Le procédé est vieux comme les serrures : quand on ne veut pas trop regarder qui a posé les micros, on se demande qui a crié assez fort. Et si possible, on reproche au cri d’avoir réveillé les voisins.
Sauf que les voisins, justement, se pointent dans l’article : d’autres journalistes, alertés, sont venus sur les lieux. Alors quoi, une machination participative ? Un complot en libre-service, avec ticket de caisse et carte de presse à l’entrée ?
La « nuance » : pas des conseillers, juste des « plombiers »
Fressoz insiste sur ces « nuances » qui servent à faire passer un éléphant dans un trou de serrure. On ne dirait pas « illégal », on dirait « sans base légale ». On ne dirait pas « entrave », on dirait « secret de la défense ». On ne dirait pas « pression », on dirait « principes généraux du droit commun ». C’est la diplomatie appliquée au cambouis.

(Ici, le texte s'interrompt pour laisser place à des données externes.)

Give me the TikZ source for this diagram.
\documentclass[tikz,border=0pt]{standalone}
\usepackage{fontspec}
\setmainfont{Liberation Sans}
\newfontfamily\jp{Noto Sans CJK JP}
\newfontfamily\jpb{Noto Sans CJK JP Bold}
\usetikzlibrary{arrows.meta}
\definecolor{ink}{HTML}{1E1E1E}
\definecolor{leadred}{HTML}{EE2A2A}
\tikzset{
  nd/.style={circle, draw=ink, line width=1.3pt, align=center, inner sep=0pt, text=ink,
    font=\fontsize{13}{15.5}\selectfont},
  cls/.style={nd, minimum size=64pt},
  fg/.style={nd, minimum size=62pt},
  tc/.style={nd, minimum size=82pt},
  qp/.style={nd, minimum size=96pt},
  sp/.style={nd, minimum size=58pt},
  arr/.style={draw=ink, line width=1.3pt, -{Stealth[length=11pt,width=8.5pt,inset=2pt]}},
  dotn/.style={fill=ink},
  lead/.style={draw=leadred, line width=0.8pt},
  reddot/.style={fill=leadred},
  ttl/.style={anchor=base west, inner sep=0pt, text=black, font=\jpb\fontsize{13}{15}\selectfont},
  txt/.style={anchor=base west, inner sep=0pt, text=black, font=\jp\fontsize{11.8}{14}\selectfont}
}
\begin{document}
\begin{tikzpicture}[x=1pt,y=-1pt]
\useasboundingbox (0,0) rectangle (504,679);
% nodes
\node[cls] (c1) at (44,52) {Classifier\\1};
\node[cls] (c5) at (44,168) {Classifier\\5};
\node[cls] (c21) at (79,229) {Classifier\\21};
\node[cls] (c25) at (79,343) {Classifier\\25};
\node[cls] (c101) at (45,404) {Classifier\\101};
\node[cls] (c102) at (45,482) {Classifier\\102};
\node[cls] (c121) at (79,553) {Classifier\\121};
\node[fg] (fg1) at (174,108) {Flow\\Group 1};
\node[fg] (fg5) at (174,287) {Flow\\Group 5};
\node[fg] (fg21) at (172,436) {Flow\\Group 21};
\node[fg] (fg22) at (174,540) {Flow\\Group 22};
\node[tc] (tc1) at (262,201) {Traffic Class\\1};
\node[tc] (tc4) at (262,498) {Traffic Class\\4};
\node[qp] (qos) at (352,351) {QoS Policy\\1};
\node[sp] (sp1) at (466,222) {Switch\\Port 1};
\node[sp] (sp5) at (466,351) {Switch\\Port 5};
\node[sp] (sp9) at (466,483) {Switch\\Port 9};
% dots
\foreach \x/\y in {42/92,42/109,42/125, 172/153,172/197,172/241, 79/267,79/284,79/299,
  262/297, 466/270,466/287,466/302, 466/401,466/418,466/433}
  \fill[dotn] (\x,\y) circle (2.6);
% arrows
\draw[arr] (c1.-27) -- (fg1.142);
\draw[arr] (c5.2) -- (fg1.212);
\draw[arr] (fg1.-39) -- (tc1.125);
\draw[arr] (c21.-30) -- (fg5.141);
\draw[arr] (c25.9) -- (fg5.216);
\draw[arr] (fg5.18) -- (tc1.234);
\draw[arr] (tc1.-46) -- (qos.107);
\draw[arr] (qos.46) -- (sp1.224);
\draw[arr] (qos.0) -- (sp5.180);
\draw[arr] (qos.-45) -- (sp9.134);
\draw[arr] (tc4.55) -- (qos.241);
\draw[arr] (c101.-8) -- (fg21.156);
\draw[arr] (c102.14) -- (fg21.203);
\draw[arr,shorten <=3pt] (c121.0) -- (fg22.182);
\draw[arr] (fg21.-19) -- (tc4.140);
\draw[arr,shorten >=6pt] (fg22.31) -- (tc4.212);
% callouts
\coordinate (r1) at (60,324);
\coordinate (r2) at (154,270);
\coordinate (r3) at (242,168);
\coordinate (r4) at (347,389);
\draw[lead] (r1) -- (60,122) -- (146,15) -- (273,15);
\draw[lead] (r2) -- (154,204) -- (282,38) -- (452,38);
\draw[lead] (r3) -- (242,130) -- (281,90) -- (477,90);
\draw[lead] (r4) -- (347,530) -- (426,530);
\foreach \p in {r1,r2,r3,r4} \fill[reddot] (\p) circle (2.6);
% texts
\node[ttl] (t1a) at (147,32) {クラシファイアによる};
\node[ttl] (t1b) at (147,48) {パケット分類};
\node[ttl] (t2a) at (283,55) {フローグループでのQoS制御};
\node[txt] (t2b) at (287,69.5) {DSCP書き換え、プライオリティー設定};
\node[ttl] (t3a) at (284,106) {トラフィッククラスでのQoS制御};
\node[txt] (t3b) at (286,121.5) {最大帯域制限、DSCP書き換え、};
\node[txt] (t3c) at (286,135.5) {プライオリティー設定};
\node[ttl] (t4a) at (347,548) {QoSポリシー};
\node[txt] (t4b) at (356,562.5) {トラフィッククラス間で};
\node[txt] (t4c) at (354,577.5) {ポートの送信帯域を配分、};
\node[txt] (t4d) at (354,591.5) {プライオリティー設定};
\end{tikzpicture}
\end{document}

Et la boue, ici, c’est le secret-défense brandi à tout bout de champ, même quand il n’est qu’un paravent commode pour protéger non pas la Nation, mais de petits réflexes d’impunité. L’extrait cité est limpide : oui, les secrets doivent être protégés, mais non, il ne faut pas s’en servir pour mettre à l’abri des infractions. Et l’exemple « dit des plombiers du Canard enchaîné » tombe comme une clef anglaise sur le pied.
On voit alors apparaître le vrai sujet : pas seulement l’écoute, mais l’insubordination. La police qui refuse de répondre au juge, les « prétentions exorbitantes » des policiers, l’usage « désordonné et abusif » du secret professionnel. Le tableau ressemble à une pièce où l’auxiliaire s’installe dans le fauteuil du metteur en scène et explique au magistrat où poser la lumière.

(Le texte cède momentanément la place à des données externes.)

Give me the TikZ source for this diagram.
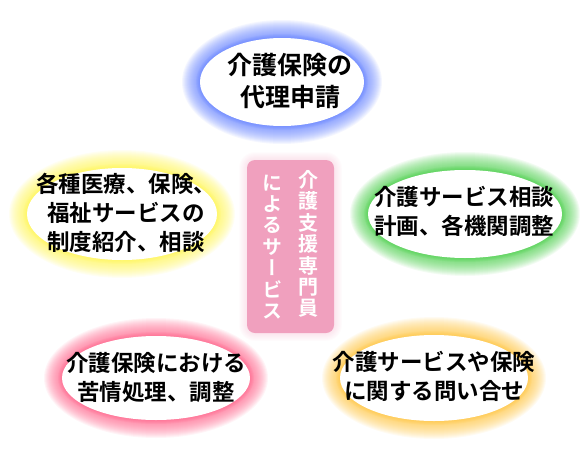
\documentclass[tikz,border=0pt]{standalone}
\usepackage{fontspec}
\newfontfamily\jp{Noto Sans CJK JP}[BoldFont={* Bold}]
\newfontfamily\jpv{Noto Sans CJK JP}[BoldFont={* Bold},RawFeature=+vert]
\usetikzlibrary{positioning}
\definecolor{gblue}{RGB}{95,125,255}
\definecolor{ggreen}{RGB}{70,205,70}
\definecolor{gyellow}{RGB}{255,245,80}
\definecolor{gpink}{RGB}{255,95,135}
\definecolor{gorange}{RGB}{255,195,60}
\definecolor{boxpink}{RGB}{240,160,190}

\begin{document}
\begin{tikzpicture}[x=1pt,y=-1pt]
\useasboundingbox (0,0) rectangle (588,455);
\tikzset{
  svc/.style={font=\jp\bfseries\fontsize{22.5}{29}\selectfont, align=center, text=black, inner sep=0pt},
  vcol/.style={font=\jpv\bfseries\fontsize{20}{21.4}\selectfont, align=center, text=white, inner sep=0pt}
}
% glowing ellipses
\foreach \cx/\cy/\rx/\ry/\col in {
  282/82/82/44/gblue, 465/214/97/44/ggreen, 122/214/95/46/gyellow,
  156/378/94/42/gpink, 434/378/94/43/gorange} {
  \foreach \g in {18,...,1}
    \fill[\col, opacity=0.065] (\cx,\cy) ellipse [x radius=\rx+\g, y radius=\ry+\g];
  \foreach \g in {4,...,1}
    \fill[\col, opacity=0.12] (\cx,\cy) ellipse [x radius=\rx+\g, y radius=\ry+\g];
  \fill[white] (\cx,\cy) ellipse [x radius=\rx, y radius=\ry];
}

% centre box
\foreach \g in {8,...,1}
  \fill[boxpink, opacity=0.035, rounded corners=8+\g] (247-\g,160-\g) rectangle (334+\g,333+\g);
\fill[boxpink, rounded corners=8] (247,160) rectangle (334,333);
\node[vcol] (senmon) at (308.5,244) {介\\護\\支\\援\\専\\門\\員};
\node[vcol] (service) at (272.5,247) {に\\よ\\る\\サ\\ー\\ビ\\ス};

\node[svc, font=\jp\bfseries\fontsize{25}{32}\selectfont] (shinsei) at (290,81) {介護保険の\\代理申請};
\node[svc] (keikaku) at (464,211) {介護サービス相談\\計画、各機関調整};
\node[svc] (shokai) at (126,213) {各種医療、保険、\\福祉サービスの\\制度紹介、相談};
\node[svc] (kujo) at (156,377) {介護保険における\\苦情処理、調整};
\node[svc] (toiawase) at (434,376) {介護サービスや保険\\に関する問い合せ};
\end{tikzpicture}
\end{document}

Le triangle procureur-ministre-juge : les Bermudes en robe noire
Le papier rappelle, avec ce flegme canardier, qu’un parquet « aux ordres de son ministre » peut soudain avoir des fulgurances… ou des prudences. Et c’est là que le jeu de mots du titre prend tout son sens : Cornardeau contre Canard. Un duel à plumes, mais pas les mêmes. D’un côté, la plume qui gratte là où ça fait mal. De l’autre, la plume d’oie administrative, qui signe et tamponne, en espérant que le tampon fasse oublier la question.

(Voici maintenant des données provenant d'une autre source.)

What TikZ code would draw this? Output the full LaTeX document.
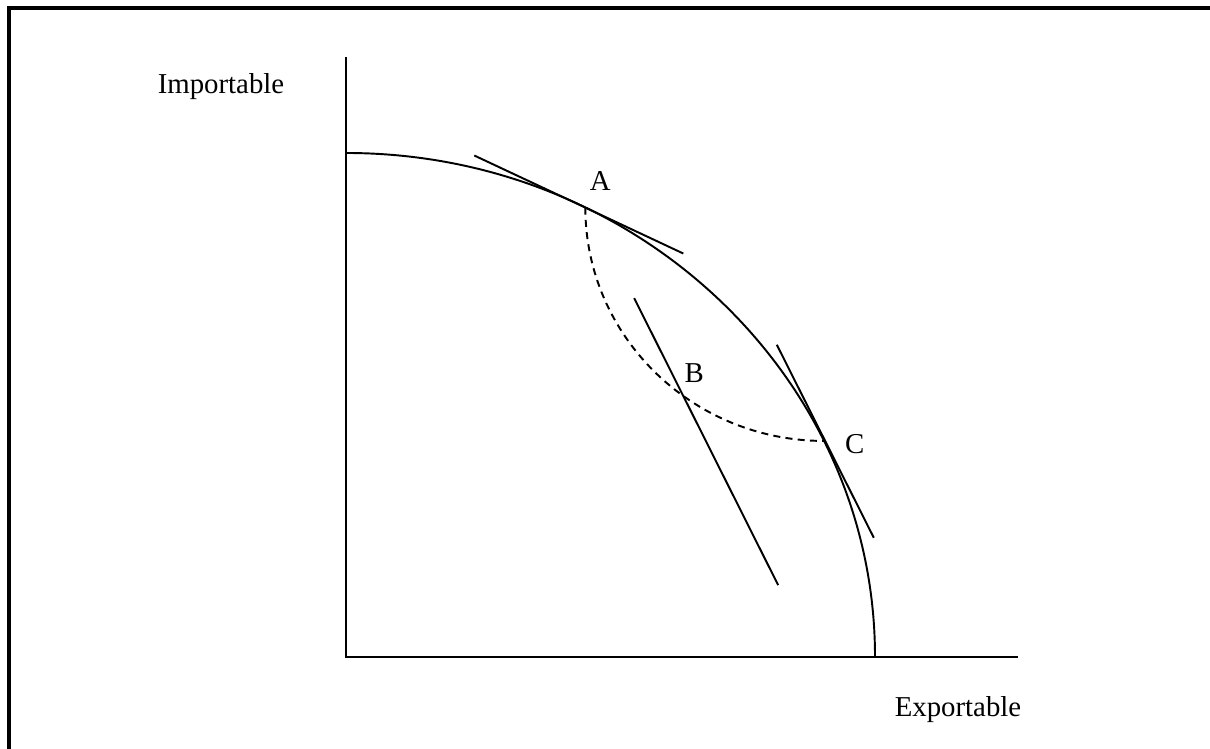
\documentclass[tikz,border=0pt]{standalone}
\usepackage{fontspec}
\setmainfont{Liberation Serif}
\usetikzlibrary{calc}
\tikzset{
  frm/.style={line width=1.8pt,draw=black},
  ax/.style={line width=1.1pt,draw=black},
  crv/.style={line width=1.1pt,draw=black},
  dsh/.style={line width=1.1pt,draw=black,dash pattern=on 4pt off 3pt},
  lbl/.style={font=\fontsize{16.4}{19}\selectfont,inner sep=0pt,anchor=base},
}
\begin{document}
\begin{tikzpicture}[x=0.02cm,y=0.02cm]
  \useasboundingbox (0,0) rectangle (1210,749);
  % cadre
  \draw[frm] (9,0) -- (9,741) -- (1210,741);
  % axes
  \coordinate (O) at (346,92);
  \coordinate (ytop) at (346,692);
  \coordinate (xend) at (1018,92);
  \draw[ax] (ytop) -- (O) -- (xend);
  \node[lbl] (imp) at (221,655) {Importable};
  \node[lbl] (exp) at (958,32) {Exportable};
  % frontiere
  \draw[crv] (346,596) arc[start angle=90,end angle=0,x radius=529,y radius=504];
  \coordinate (A) at ($(O)+(63.1:529 and 504)$);
  \coordinate (C) at ($(O)+(25.4:529 and 504)$);
  \coordinate (B) at ($(A)+(239,0)+(233.5:239 and 233.4)$);
  % chemin pointille
  \draw[dsh] (A) arc[start angle=180,end angle=270,x radius=239,y radius=233.4];
  % tangentes
  \draw[crv] ($(A)+(-111,52)$) -- ($(A)+(98,-46)$);
  \draw[crv] ($(C)+(-47,96)$) -- ($(C)+(50,-97)$);
  \draw[crv] ($(B)+(-48,97)$) -- ($(B)+(96,-190)$);
  % points
  \node[lbl] (la) at ($(A)+(15,17)$) {A};
  \node[lbl] (lb) at ($(B)+(12,13)$) {B};
  \node[lbl] (lc) at ($(C)+(31,-13)$) {C};
\end{tikzpicture}
\end{document}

Roland Dumas, avocat du journal, répond par un mémoire, et même par un petit coup d’aiguillon savant (un document d’un ancien haut magistrat, présenté dans un cadre comparatiste) : autrement dit, on ne débat pas seulement de « l’affaire », mais de l’idée même de Justice. Pas celle qui se contente de classer, mais celle qui accepte d’être contredite par les faits.
1977, et l’éternel retour du micro
Ce qui rend l’ensemble grinçant, c’est qu’on lit 1977 avec nos oreilles d’aujourd’hui. Les micros ont changé de taille, c’est tout : ils ont perdu le fil et gagné le sourire commercial. Mais la tentation reste la même : écouter d’abord, expliquer ensuite, et s’indigner enfin… quand l’écouté ose demander « par qui ? ».
Fressoz, lui, ne s’embarrasse pas : il espère que les juges de la Chambre d’accusation seront « moins sensibles ». Le mot claque. Sensibles à quoi ? Aux preuves, idéalement. Au téléphone rouge, parfois. Au climat du moment, souvent. Et c’est précisément pour ça que ce papier sonne juste : il ne raconte pas seulement une affaire de micros, il raconte une République où l’on voudrait que le droit marche au pas, pendant que les chaussures du pouvoir, elles, se baladent librement dans les couloirs.